Copy each line of the entries that contains the word "this".

------

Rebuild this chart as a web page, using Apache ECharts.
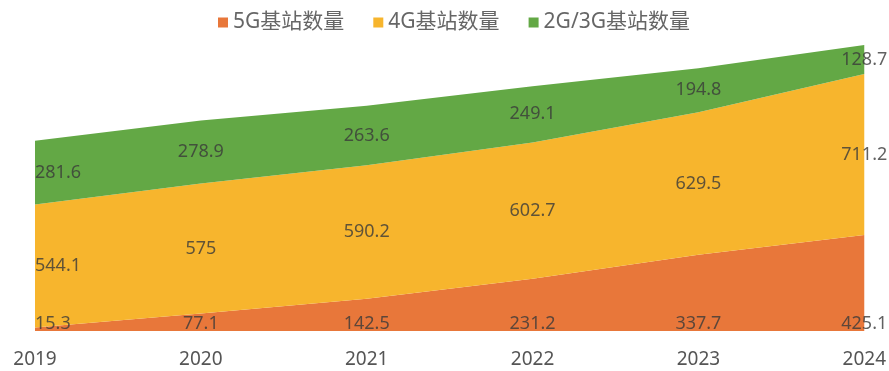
<!DOCTYPE html>
<html>
<head>
<meta charset="utf-8">
<title>基站数量</title>
<script src="https://cdn.jsdelivr.net/npm/echarts@6/dist/echarts.min.js"></script>
<style>
  html, body { margin: 0; padding: 0; background: #fff; }
  #chart { width: 889px; height: 371px; }
</style>
</head>
<body>
<div id="chart"></div>
<script>
// Years on the horizontal axis
const years = ['2019', '2020', '2021', '2022', '2023', '2024'];
// Base-station counts (万个)
const g5 = [15.3, 77.1, 142.5, 231.2, 337.7, 425.1];
const g4 = [544.1, 575, 590.2, 602.7, 629.5, 711.2];
const g23 = [281.6, 278.9, 263.6, 249.1, 194.8, 128.7];
const seriesNames = ['5G基站数量', '4G基站数量', '2G/3G基站数量'];

const colors = ['#E8773A', '#F7B52D', '#63A845'];
const fontFamily = '"Noto Sans", "Noto Sans CJK SC", sans-serif';

// Label anchors: centre of each band, 5G labels sit on the baseline
function labelPoints(values, base, mid) {
  return values.map((v, i) => {
    const y = mid ? base[i] + v / 2 : 0;
    return {
      value: [i, y, v],
      label: { align: i === 0 ? 'left' : 'center' }
    };
  });
}
const zero = years.map(() => 0);
const base4 = g5.slice();
const base23 = g5.map((v, i) => v + g4[i]);
const totals = base23.map((v, i) => v + g23[i]);

const areaSeries = [g5, g4, g23].map((arr, k) => ({
  name: seriesNames[k],
  type: 'line',
  stack: 'total',
  data: arr,
  showSymbol: false,
  symbol: 'none',
  lineStyle: { width: 0 },
  areaStyle: { color: colors[k], opacity: 1 },
  itemStyle: { color: colors[k] },
  z: 2
}));

const labelStyle = {
  show: true,
  formatter: p => String(p.value[2]),
  color: '#3a3a3a',
  fontSize: 18,
  fontFamily: fontFamily
};

const labelSeries = [
  { data: labelPoints(g5, zero, false), position: 'top', distance: -2 },
  { data: labelPoints(g4, base4, true), position: 'inside', distance: 0 },
  { data: labelPoints(g23, base23, true), position: 'inside', distance: 0 }
].map(s => ({
  type: 'scatter',
  symbolSize: 1,
  itemStyle: { color: 'rgba(0,0,0,0)' },
  silent: true,
  z: 5,
  data: s.data,
  label: Object.assign({}, labelStyle, { position: s.position, distance: s.distance })
}));

const chart = echarts.init(document.getElementById('chart'), null, { renderer: 'canvas' });
chart.setOption({
  backgroundColor: '#fff',
  animation: false,
  color: colors,
  legend: {
    data: seriesNames,
    top: 7,
    left: 213,
    icon: 'rect',
    itemWidth: 10,
    itemHeight: 10,
    itemGap: 29,
    textStyle: { fontSize: 21, color: '#666', fontFamily: fontFamily }
  },
  grid: { left: 35, right: 24, top: 45, bottom: 40 },
  xAxis: {
    type: 'category',
    data: years,
    boundaryGap: false,
    axisLine: { show: false },
    axisTick: { show: false },
    axisLabel: { margin: 19, fontSize: 19, color: '#555', fontFamily: fontFamily },
    splitLine: { show: false }
  },
  yAxis: {
    type: 'value',
    show: false,
    min: 0,
    max: Math.max(...totals),
    splitLine: { show: false }
  },
  series: areaSeries.concat(labelSeries)
});
</script>
</body>
</html>
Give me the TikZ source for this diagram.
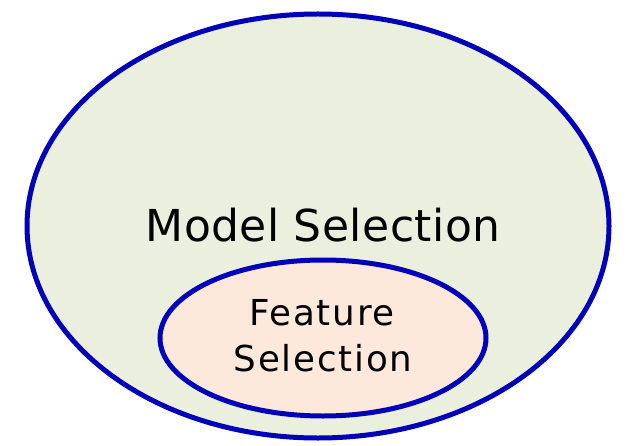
\documentclass[tikz,border=0pt]{standalone}
\usepackage{fontspec}
\setmainfont{DejaVu Sans}
\newfontfamily\bigfont[LetterSpace=1]{DejaVu Sans}
\newfontfamily\smallfont[LetterSpace=5]{DejaVu Sans}
\usetikzlibrary{shapes.geometric}
\definecolor{outerfill}{HTML}{EBEFDE}
\definecolor{innerfill}{HTML}{FDE9DC}
\definecolor{rim}{HTML}{0000B8}
\tikzset{
  setbox/.style={ellipse, draw=rim, line width=5pt, inner sep=0pt},
  lbl/.style={anchor=base, inner sep=0pt, text=black}
}
\begin{document}
\begin{tikzpicture}[x=1pt,y=1pt]
\useasboundingbox (0,0) rectangle (631,445);
\node[setbox, fill=outerfill, minimum width=582pt, minimum height=424pt] (outer) at (318,219) {};
\node[setbox, fill=innerfill, minimum width=326pt, minimum height=156pt] (inner) at (323,107) {};
\node[lbl, font=\bigfont\fontsize{44}{50}\selectfont] (model) at (323,204) {Model Selection};
\node[lbl, font=\smallfont\fontsize{35.7}{42}\selectfont] (feat) at (322,120) {Feature};
\node[lbl, font=\smallfont\fontsize{35.7}{42}\selectfont] (sel) at (323,74) {Selection};
\end{tikzpicture}
\end{document}
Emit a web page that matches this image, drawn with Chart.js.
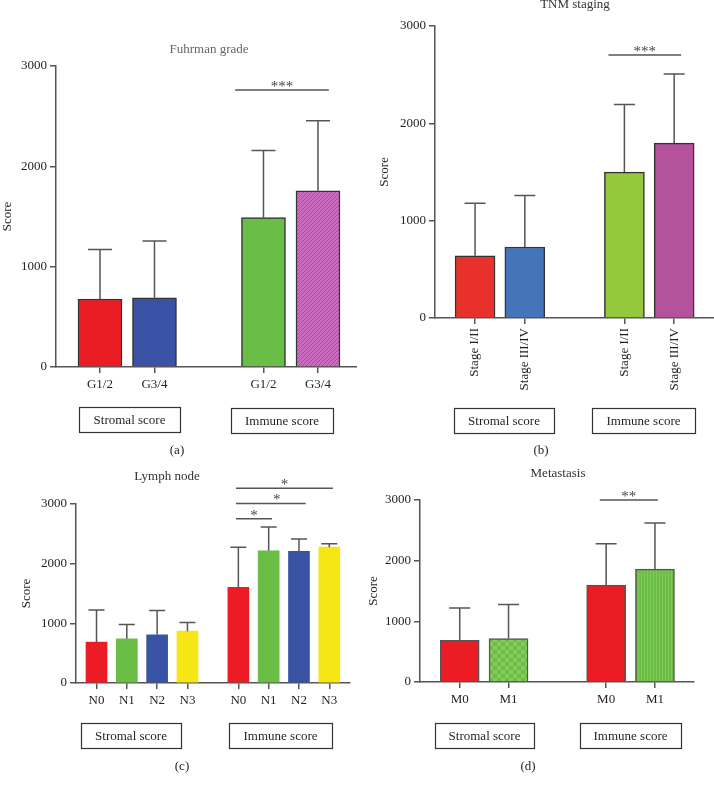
<!DOCTYPE html>
<html><head><meta charset="utf-8">
<script src="https://cdn.jsdelivr.net/npm/chart.js@4/dist/chart.umd.min.js"></script>
<style>
html,body{margin:0;padding:0;background:#fff;width:714px;height:785px;overflow:hidden}
canvas{position:absolute}
</style></head><body>
<canvas id="ca" width="357" height="462" style="left:0;top:0"></canvas>
<canvas id="cb" width="357" height="462" style="left:357px;top:0"></canvas>
<canvas id="cc" width="357" height="323" style="left:0;top:462px"></canvas>
<canvas id="cd" width="357" height="323" style="left:357px;top:462px"></canvas>
<script>
// ---------- DATA ----------
const groupLabels = ['Stromal score', 'Immune score'];
const yTicks = [0, 1000, 2000, 3000];

// (a) Fuhrman grade
const gradeLabels = ['G1/2', 'G3/4', 'G1/2', 'G3/4'];
const gradeStromalMean = [678, 690];
const gradeStromalSD = [492, 565];
const gradeImmuneMean = [1488, 1757];
const gradeImmuneSD = [669, 698];

// (b) TNM staging
const stageLabels = ['Stage I/II', 'Stage III/IV', 'Stage I/II', 'Stage III/IV'];
const stageStromalMean = [640, 729];
const stageStromalSD = [540, 530];
const stageImmuneMean = [1499, 1797];
const stageImmuneSD = [694, 711];

// (c) Lymph node
const nodeLabels = ['N0', 'N1', 'N2', 'N3', 'N0', 'N1', 'N2', 'N3'];
const nodeStromalMean = [685, 740, 807, 869];
const nodeStromalSD = [539, 239, 406, 143];
const nodeImmuneMean = [1603, 2215, 2205, 2277];
const nodeImmuneSD = [674, 401, 210, 55];

// (d) Metastasis
const metaLabels = ['M0', 'M1', 'M0', 'M1'];
const metaStromalMean = [688, 716];
const metaStromalSD = [533, 561];
const metaImmuneMean = [1596, 1860];
const metaImmuneSD = [681, 759];

// ---------- STYLE / PATTERNS ----------
Chart.defaults.font.family = '"Liberation Serif", "Times New Roman", serif';
Chart.defaults.color = '#231f20';
const FONT = '"Liberation Serif", "Times New Roman", serif';

function tile(w, h, draw) {
  const c = document.createElement('canvas'); c.width = w; c.height = h;
  const g = c.getContext('2d'); draw(g);
  return document.createElement('canvas').getContext('2d').createPattern(c, 'repeat');
}
const pinkHatch = tile(4, 4, g => {
  g.fillStyle = '#cc6cc0'; g.fillRect(0, 0, 4, 4);
  g.fillStyle = '#a94a9e';
  for (let i = 0; i < 4; i++) g.fillRect(i, 3 - i, 1, 1);
});
const greenChecker = tile(8, 8, g => {
  g.fillStyle = '#6cbd45'; g.fillRect(0, 0, 8, 8);
  g.fillStyle = '#86cb5c'; g.fillRect(0, 0, 4, 4); g.fillRect(4, 4, 4, 4);
});
const greenStripes = tile(3, 4, g => {
  g.fillStyle = '#6abd45'; g.fillRect(0, 0, 3, 4);
  g.fillStyle = '#82c95a'; g.fillRect(2, 0, 1, 4);
});

// ---------- PANEL BUILDER ----------
function groupPositions(n, gap) {
  const p = [];
  for (let i = 0; i < n; i++) p.push(i + 1);
  for (let i = 0; i < n; i++) p.push(n + gap + i);
  return p;
}

function makePanel(cfg) {
  const means = cfg.stromal.concat(cfg.immune);
  const sds = cfg.stromalSD.concat(cfg.immuneSD);
  const xpos = groupPositions(cfg.stromal.length, cfg.gap);
  const annot = {
    id: 'annot_' + cfg.id,
    afterDatasetsDraw(chart) {
      const ctx = chart.ctx, xs = chart.scales.x, ys = chart.scales.y;
      ctx.save();
      ctx.strokeStyle = '#555'; ctx.lineWidth = 1.5;
      means.forEach((m, i) => {
        const px = xs.getPixelForValue(xpos[i]);
        const y0 = ys.getPixelForValue(m), y1 = ys.getPixelForValue(m + sds[i]);
        ctx.beginPath();
        ctx.moveTo(px, y0); ctx.lineTo(px, y1);
        ctx.moveTo(px - cfg.cap / 2, y1); ctx.lineTo(px + cfg.cap / 2, y1);
        ctx.stroke();
      });
      ctx.restore();
    },
    afterDraw(chart) {
      const ctx = chart.ctx, xs = chart.scales.x, ys = chart.scales.y;
      ctx.save();
      // title
      ctx.font = '13px ' + FONT; ctx.fillStyle = cfg.titleColor;
      ctx.textAlign = 'center'; ctx.textBaseline = 'middle';
      ctx.fillText(cfg.title, cfg.titleX, cfg.titleY);
      // significance brackets
      ctx.strokeStyle = '#555'; ctx.lineWidth = 1.5;
      cfg.sig.forEach(s => {
        const x1 = xs.getPixelForValue(s.from), x2 = xs.getPixelForValue(s.to);
        const y = ys.getPixelForValue(s.at);
        ctx.beginPath(); ctx.moveTo(x1, y); ctx.lineTo(x2, y); ctx.stroke();
        ctx.fillStyle = '#444'; ctx.textBaseline = 'alphabetic';
        ctx.font = '15px ' + FONT;
        ctx.fillText(s.text, (x1 + x2) / 2 + (s.dx || 0), y + 1);
      });
      // group boxes
      ctx.strokeStyle = '#333'; ctx.lineWidth = 1.2;
      ctx.fillStyle = '#231f20'; ctx.textBaseline = 'middle'; ctx.font = '13px ' + FONT;
      cfg.boxes.forEach((b, i) => {
        ctx.strokeRect(b[0] + 0.5, b[1] + 0.5, b[2], b[3]);
        ctx.fillText(groupLabels[i], b[0] + b[2] / 2, b[1] + b[3] / 2 + 1);
      });
      // panel letter
      ctx.fillText(cfg.letter, cfg.letterX, cfg.letterY);
      ctx.restore();
    }
  };

  return new Chart(document.getElementById(cfg.id), {
    type: 'bar',
    data: {
      datasets: [{
        data: means.map((v, i) => ({ x: xpos[i], y: v })),
        backgroundColor: cfg.colors,
        borderColor: cfg.borderColor,
        borderWidth: cfg.borderWidth,
        barThickness: cfg.bar
      }]
    },
    options: {
      responsive: false, animation: false, events: [],
      devicePixelRatio: 1,
      layout: { padding: { top: cfg.top, right: cfg.right, left: 0, bottom: 0 } },
      plugins: { legend: { display: false }, tooltip: { enabled: false }, title: { display: false } },
      scales: {
        x: {
          type: 'linear', min: cfg.xmin, max: cfg.xmax, offset: false, bounds: 'data',
          grid: { drawOnChartArea: false, drawTicks: true, tickLength: 6, color: '#555', lineWidth: 1.5, offset: false },
          border: { display: true, color: '#555', width: 1.5 },
          afterBuildTicks: s => { s.ticks = xpos.map(v => ({ value: v })); },
          afterFit: s => { s.height = cfg.bottomH; },
          ticks: {
            autoSkip: false, padding: 4,
            minRotation: cfg.rotate, maxRotation: cfg.rotate,
            font: { size: 13 }, color: '#231f20',
            callback: v => { const k = xpos.indexOf(v); return k >= 0 ? cfg.labels[k] : ''; }
          }
        },
        y: {
          min: 0, max: 3000,
          afterBuildTicks: s => { s.ticks = yTicks.map(v => ({ value: v })); },
          afterFit: s => { s.width = cfg.yW; },
          grid: { drawOnChartArea: false, drawTicks: true, tickLength: 6, color: '#555', lineWidth: 1.5 },
          border: { display: true, color: '#555', width: 1.5 },
          ticks: { padding: 3, font: { size: 13 }, color: '#231f20', callback: v => String(v) },
          title: { display: true, text: 'Score', font: { size: 13 }, color: '#231f20',
                   padding: { top: cfg.scorePad, bottom: 0 } }
        }
      }
    },
    plugins: [annot]
  });
}

// (a)
makePanel({
  id: 'ca', stromal: gradeStromalMean, stromalSD: gradeStromalSD,
  immune: gradeImmuneMean, immuneSD: gradeImmuneSD, labels: gradeLabels, gap: 2,
  colors: ['#ec1c24', '#3a53a4', '#6abd45', pinkHatch],
  borderColor: '#333', borderWidth: 1.5, bar: 44, cap: 24,
  yW: 56, top: 66, bottomH: 95, right: 0, xmin: 0.193, xmax: 5.716, rotate: 0, scorePad: 0,
  title: 'Fuhrman grade', titleColor: '#666', titleX: 209, titleY: 50,
  sig: [{ from: 3.48, to: 5.2, at: 2760, text: '***' }],
  boxes: [[79, 407, 101, 25], [231, 408, 102, 25]],
  letter: '(a)', letterX: 177, letterY: 451
});
// (b)
makePanel({
  id: 'cb', stromal: stageStromalMean, stromalSD: stageStromalSD,
  immune: stageImmuneMean, immuneSD: stageImmuneSD, labels: stageLabels, gap: 2,
  colors: ['#e8312a', '#4475b8', '#96c83e', '#b4529c'],
  borderColor: '#333', borderWidth: 1.5, bar: 40, cap: 21,
  yW: 78, top: 26, bottomH: 144, right: 0, xmin: 0.195, xmax: 5.80, rotate: 90, scorePad: 20,
  title: 'TNM staging', titleColor: '#333', titleX: 218, titleY: 5,
  sig: [{ from: 3.68, to: 5.14, at: 2703, text: '***' }],
  boxes: [[97, 408, 100, 25], [235, 408, 103, 25]],
  letter: '(b)', letterX: 184, letterY: 451
});
// (c)
makePanel({
  id: 'cc', stromal: nodeStromalMean, stromalSD: nodeStromalSD,
  immune: nodeImmuneMean, immuneSD: nodeImmuneSD, labels: nodeLabels, gap: 1.68,
  colors: ['#ec1c24', '#6abd45', '#3953a4', '#f5e614', '#ec1c24', '#6abd45', '#3953a4', '#f5e614'],
  borderColor: 'rgba(0,0,0,0)', borderWidth: 0, bar: 21, cap: 16,
  yW: 76, top: 42, bottomH: 102, right: 7, xmin: 0.323, xmax: 9.363, rotate: 0, scorePad: 19,
  title: 'Lymph node', titleColor: '#333', titleX: 167, titleY: 15,
  sig: [{ from: 5.60, to: 6.79, at: 2754, text: '*' },
        { from: 5.60, to: 7.90, at: 3010, text: '*', dx: 6 },
        { from: 5.60, to: 8.80, at: 3265, text: '*' }],
  boxes: [[81, 261, 100, 25], [229, 261, 103, 25]],
  letter: '(c)', letterX: 182, letterY: 305
});
// (d)
makePanel({
  id: 'cd', stromal: metaStromalMean, stromalSD: metaStromalSD,
  immune: metaImmuneMean, immuneSD: metaImmuneSD, labels: metaLabels, gap: 2,
  colors: ['#ec1c24', greenChecker, '#ec1c24', greenStripes],
  borderColor: '#555', borderWidth: 1.5, bar: 39, cap: 21,
  yW: 63, top: 38, bottomH: 103, right: 20, xmin: 0.186, xmax: 5.80, rotate: 0, scorePad: 9,
  title: 'Metastasis', titleColor: '#333', titleX: 201, titleY: 12,
  sig: [{ from: 3.87, to: 5.06, at: 3000, text: '**' }],
  boxes: [[78, 261, 99, 25], [223, 261, 101, 25]],
  letter: '(d)', letterX: 171, letterY: 305
});
</script>
</body></html>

------

▶ **ANSWER**:
Rebuild this chart as a web page, using Apache ECharts.
Give me the TikZ source for this diagram.
Emit a web page that matches this image, drawn with Chart.js.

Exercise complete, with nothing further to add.